The action by the FRA sends a clear message to these lawmakers that crew size mandates are not only unnecessary but in contradiction to the ruling of federal safety regulator of record. As AAR President and CEO Ian Jefferies recently wrote in regard to federal and state efforts to legislate crew size:
“Serious arbiters who care about the future of transportation, particularly the movement of freight, should oppose these proposals and recognize them for what they are: mandates wholly incongruent with the innovation occurring across rail and other transportation modes. Such policy would not improve safety. Instead, it would limit the competitive viability of a privately funded transportation mode and undermine bipartisan infrastructure goals.”
“…rail staffing has been and should remain a matter for collective bargaining. Labor and management have bargained over crew size for almost 100 years. Since 1980, when the industry was economically deregulated, and as technology has improved, crew sizes at the major freight railroads have been gradually reduced through collective bargaining from five to three to two. Safety statistics have improved at a staggering pace throughout this period, especially the rate of accidents caused by human factors.
Railroads are committed to good faith bargaining on all labor issues, including this one, and seek collaboration with their labor partners to chart the best path forward. Policymakers and the public must understand that running a safe and efficient railroad is in the best interest of railroad companies, rail employees, customers and the nation. Rather than be against something, lawmakers and industry together should be for something — namely, increasingly the safe and efficient movement of more goods and people.”
The rail industry is hardly alone in opposing crew size legislation.
For instance, a 2017 report from the Information Technology & Innovation Foundation noted:
“A primary motive for going to one-person lines is to reduce operating costs. But the automation needed to accomplish this could have the secondary effect of producing technologies that also improve safety. Looked at another way, companies have a continuous incentive to improve safety, but it may not be profitable to develop automation that increases safety unless companies are allowed to reduce other operating costs, including labor, as they become unnecessary.”

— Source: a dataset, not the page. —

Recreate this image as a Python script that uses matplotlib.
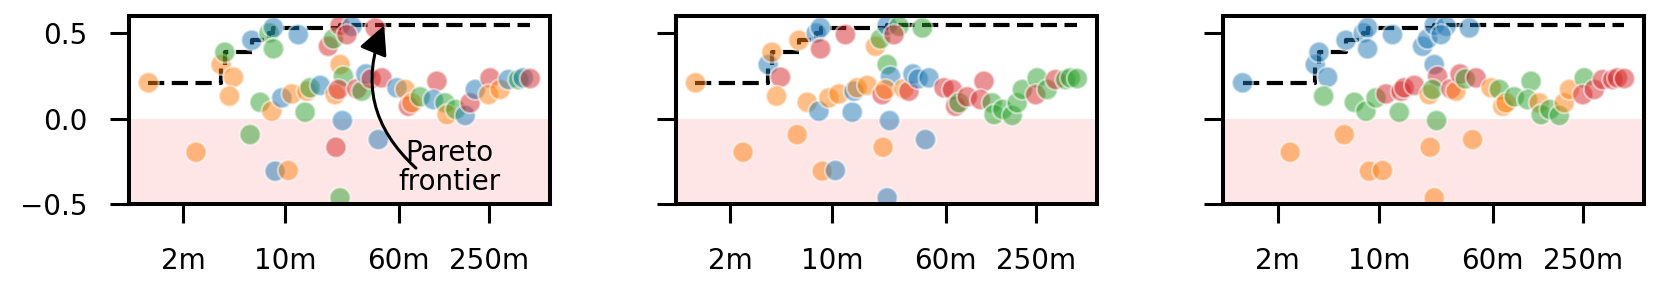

More recently, Progressive Policy Institute Senior Economic Policy Analyst Elliott Long argued:
“Regulation undoubtedly plays a crucial role in setting standards for consumer health and safety and ensuring fair markets. But regulations must provide industries with the certainty to invest finite resources and make sound business decisions — not set bad precedent for future compliance. PTC came at a substantial price to railroad companies, estimated at more than $10 billion.
These crew size mandates would exclude freight rail from the increased productivity of the digital age, even with the widespread anticipation of self-driving cars and semis. According to the Bureau of Labor Statistics, labor productivity for rail transportation has increased only 16 percent over the past decade, about the same as the sluggish rate across the broader U.S. economy. Encouraging freight rail to implement PTC would revive productivity growth and reduce the cost to bring products to market for the industries freight serves — energy, agriculture, and manufacturing to name a few.”
Instead of pursuing narrow dictates like crew size mandates, legislators should take a long look at the policy and consider more sensible, performance-based measures, rather than a command and control approach.